## Exercise description:
Starting at the top of the listing, extract every line up to and including the one with "(0,0) rectangle (500,638);". Pictures stay out of the copy.

## Dataset excerpt:
━━━━━━

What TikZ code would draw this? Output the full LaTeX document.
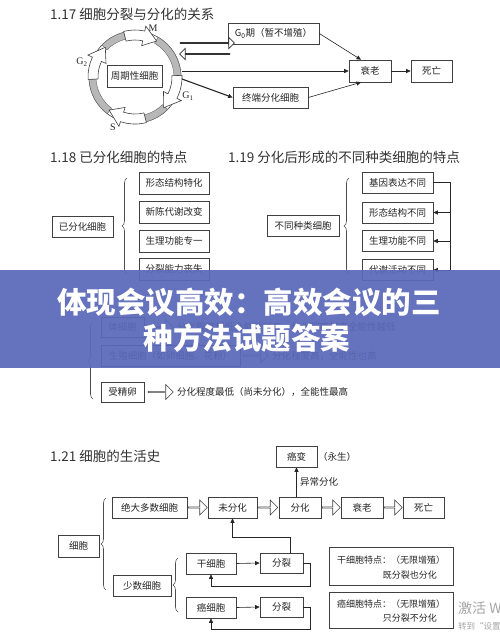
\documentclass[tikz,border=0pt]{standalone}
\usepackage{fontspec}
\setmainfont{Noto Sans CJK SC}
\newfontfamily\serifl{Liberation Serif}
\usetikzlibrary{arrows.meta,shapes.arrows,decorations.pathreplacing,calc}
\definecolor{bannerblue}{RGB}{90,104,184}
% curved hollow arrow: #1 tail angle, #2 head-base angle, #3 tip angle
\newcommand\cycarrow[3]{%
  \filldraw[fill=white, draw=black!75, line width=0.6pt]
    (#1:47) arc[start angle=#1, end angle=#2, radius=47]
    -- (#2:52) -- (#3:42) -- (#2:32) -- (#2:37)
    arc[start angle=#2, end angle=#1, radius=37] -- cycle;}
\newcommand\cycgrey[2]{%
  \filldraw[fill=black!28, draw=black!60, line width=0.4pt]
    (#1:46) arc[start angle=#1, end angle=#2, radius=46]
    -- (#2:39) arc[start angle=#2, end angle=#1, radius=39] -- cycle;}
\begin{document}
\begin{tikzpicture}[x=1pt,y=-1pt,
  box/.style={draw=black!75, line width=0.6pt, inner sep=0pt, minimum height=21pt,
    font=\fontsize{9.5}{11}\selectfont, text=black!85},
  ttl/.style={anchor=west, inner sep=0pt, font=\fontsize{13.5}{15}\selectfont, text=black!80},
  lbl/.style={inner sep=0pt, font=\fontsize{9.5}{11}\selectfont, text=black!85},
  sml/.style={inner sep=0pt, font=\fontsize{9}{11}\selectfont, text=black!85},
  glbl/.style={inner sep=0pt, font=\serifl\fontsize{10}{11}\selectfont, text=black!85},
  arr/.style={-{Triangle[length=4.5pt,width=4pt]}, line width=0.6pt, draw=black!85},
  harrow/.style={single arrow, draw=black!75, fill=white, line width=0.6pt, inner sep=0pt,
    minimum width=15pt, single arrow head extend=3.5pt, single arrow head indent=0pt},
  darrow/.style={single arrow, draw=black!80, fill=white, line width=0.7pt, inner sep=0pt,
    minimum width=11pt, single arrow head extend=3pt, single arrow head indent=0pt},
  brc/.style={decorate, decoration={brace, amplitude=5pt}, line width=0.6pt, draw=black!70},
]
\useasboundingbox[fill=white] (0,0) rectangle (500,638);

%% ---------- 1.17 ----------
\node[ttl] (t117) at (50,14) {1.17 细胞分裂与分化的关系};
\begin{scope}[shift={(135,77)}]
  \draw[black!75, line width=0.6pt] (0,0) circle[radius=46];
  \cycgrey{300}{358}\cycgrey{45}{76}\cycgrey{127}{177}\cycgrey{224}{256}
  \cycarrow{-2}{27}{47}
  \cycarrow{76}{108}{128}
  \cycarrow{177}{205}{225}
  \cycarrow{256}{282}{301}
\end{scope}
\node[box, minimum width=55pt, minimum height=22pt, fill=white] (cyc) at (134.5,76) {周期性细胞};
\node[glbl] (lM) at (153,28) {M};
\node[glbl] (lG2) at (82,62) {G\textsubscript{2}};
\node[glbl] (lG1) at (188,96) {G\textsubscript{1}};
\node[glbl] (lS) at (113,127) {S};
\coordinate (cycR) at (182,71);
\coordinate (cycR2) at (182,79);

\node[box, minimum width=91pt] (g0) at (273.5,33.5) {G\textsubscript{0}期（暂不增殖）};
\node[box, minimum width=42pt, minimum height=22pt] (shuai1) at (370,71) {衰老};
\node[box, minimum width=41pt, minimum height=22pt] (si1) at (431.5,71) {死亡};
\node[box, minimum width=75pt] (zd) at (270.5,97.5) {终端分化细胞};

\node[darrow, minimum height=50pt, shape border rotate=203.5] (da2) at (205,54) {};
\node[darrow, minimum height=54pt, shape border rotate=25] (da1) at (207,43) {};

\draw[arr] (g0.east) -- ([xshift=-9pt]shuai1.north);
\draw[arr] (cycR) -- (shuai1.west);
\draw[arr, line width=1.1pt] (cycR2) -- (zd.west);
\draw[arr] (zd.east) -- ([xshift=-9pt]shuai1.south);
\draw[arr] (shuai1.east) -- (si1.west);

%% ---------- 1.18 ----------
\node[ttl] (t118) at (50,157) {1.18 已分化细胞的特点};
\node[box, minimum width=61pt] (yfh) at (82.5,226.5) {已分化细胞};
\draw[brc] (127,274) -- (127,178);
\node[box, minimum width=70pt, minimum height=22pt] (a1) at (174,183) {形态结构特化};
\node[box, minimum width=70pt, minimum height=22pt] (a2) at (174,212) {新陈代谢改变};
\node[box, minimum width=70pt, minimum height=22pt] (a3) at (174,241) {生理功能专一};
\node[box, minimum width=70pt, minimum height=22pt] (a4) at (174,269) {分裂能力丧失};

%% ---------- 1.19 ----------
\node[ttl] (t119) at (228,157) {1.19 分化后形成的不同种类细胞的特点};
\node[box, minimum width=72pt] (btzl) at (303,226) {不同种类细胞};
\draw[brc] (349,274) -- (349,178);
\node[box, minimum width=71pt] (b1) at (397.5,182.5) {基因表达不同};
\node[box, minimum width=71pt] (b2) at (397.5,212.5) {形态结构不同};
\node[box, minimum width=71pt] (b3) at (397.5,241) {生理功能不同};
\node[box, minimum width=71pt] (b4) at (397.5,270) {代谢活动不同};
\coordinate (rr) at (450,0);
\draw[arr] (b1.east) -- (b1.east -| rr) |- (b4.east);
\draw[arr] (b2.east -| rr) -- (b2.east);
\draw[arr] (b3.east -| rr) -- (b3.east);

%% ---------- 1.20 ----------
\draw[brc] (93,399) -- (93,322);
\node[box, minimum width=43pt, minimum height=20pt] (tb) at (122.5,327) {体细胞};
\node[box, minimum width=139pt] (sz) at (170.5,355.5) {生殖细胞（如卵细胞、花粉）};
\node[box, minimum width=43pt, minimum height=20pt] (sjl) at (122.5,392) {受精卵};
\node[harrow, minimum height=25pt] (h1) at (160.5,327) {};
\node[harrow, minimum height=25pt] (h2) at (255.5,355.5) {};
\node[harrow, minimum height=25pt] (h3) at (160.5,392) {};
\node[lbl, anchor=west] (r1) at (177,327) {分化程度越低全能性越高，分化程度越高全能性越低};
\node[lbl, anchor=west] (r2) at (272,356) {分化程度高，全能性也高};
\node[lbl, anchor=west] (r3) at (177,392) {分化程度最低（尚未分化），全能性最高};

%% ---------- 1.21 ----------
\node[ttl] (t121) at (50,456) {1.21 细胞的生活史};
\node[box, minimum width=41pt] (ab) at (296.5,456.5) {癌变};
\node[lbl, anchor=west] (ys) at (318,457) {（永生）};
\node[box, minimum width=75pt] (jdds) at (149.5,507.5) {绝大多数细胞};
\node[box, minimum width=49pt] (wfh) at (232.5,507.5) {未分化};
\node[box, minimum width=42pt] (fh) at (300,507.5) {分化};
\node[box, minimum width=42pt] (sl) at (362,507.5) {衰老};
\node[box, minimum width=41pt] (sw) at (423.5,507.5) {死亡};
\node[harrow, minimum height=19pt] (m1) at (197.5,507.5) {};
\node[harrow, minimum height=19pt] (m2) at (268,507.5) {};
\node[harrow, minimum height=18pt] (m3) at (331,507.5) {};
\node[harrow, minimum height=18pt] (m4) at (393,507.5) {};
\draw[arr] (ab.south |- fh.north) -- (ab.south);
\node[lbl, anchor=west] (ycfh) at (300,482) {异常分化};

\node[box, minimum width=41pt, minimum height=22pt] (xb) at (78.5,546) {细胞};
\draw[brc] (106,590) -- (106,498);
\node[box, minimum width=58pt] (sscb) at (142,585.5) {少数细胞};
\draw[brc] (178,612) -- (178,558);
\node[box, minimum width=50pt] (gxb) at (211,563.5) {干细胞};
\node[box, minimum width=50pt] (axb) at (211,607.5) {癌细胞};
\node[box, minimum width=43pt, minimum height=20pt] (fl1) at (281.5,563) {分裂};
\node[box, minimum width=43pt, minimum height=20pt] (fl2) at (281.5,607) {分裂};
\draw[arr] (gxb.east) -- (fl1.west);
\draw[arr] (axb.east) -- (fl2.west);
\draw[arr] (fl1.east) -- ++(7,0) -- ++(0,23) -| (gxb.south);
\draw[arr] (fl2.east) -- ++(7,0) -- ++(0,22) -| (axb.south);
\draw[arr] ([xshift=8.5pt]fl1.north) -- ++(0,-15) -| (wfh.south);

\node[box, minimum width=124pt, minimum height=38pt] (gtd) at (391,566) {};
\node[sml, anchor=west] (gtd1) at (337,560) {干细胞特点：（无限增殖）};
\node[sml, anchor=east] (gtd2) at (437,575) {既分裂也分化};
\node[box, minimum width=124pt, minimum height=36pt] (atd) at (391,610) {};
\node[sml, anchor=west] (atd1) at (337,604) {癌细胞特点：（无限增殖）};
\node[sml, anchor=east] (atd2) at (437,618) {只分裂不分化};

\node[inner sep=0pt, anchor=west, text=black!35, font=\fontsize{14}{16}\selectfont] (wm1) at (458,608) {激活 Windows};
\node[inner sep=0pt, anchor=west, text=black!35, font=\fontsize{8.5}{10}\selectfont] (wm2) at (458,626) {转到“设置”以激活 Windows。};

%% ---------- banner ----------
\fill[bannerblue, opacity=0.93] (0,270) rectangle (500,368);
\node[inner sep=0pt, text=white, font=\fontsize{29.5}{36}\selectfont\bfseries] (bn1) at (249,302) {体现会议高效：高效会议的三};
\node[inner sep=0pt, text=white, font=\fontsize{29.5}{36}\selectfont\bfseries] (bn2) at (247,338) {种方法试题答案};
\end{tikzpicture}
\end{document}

━━━━━━

## Result of the exercise:
What TikZ code would draw this? Output the full LaTeX document.
\documentclass[tikz,border=0pt]{standalone}
\usepackage{fontspec}
\setmainfont{Noto Sans CJK SC}
\newfontfamily\serifl{Liberation Serif}
\usetikzlibrary{arrows.meta,shapes.arrows,decorations.pathreplacing,calc}
\definecolor{bannerblue}{RGB}{90,104,184}
% curved hollow arrow: #1 tail angle, #2 head-base angle, #3 tip angle
\newcommand\cycarrow[3]{%
  \filldraw[fill=white, draw=black!75, line width=0.6pt]
    (#1:47) arc[start angle=#1, end angle=#2, radius=47]
    -- (#2:52) -- (#3:42) -- (#2:32) -- (#2:37)
    arc[start angle=#2, end angle=#1, radius=37] -- cycle;}
\newcommand\cycgrey[2]{%
  \filldraw[fill=black!28, draw=black!60, line width=0.4pt]
    (#1:46) arc[start angle=#1, end angle=#2, radius=46]
    -- (#2:39) arc[start angle=#2, end angle=#1, radius=39] -- cycle;}
\begin{document}
\begin{tikzpicture}[x=1pt,y=-1pt,
  box/.style={draw=black!75, line width=0.6pt, inner sep=0pt, minimum height=21pt,
    font=\fontsize{9.5}{11}\selectfont, text=black!85},
  ttl/.style={anchor=west, inner sep=0pt, font=\fontsize{13.5}{15}\selectfont, text=black!80},
  lbl/.style={inner sep=0pt, font=\fontsize{9.5}{11}\selectfont, text=black!85},
  sml/.style={inner sep=0pt, font=\fontsize{9}{11}\selectfont, text=black!85},
  glbl/.style={inner sep=0pt, font=\serifl\fontsize{10}{11}\selectfont, text=black!85},
  arr/.style={-{Triangle[length=4.5pt,width=4pt]}, line width=0.6pt, draw=black!85},
  harrow/.style={single arrow, draw=black!75, fill=white, line width=0.6pt, inner sep=0pt,
    minimum width=15pt, single arrow head extend=3.5pt, single arrow head indent=0pt},
  darrow/.style={single arrow, draw=black!80, fill=white, line width=0.7pt, inner sep=0pt,
    minimum width=11pt, single arrow head extend=3pt, single arrow head indent=0pt},
  brc/.style={decorate, decoration={brace, amplitude=5pt}, line width=0.6pt, draw=black!70},
]
\useasboundingbox[fill=white] (0,0) rectangle (500,638);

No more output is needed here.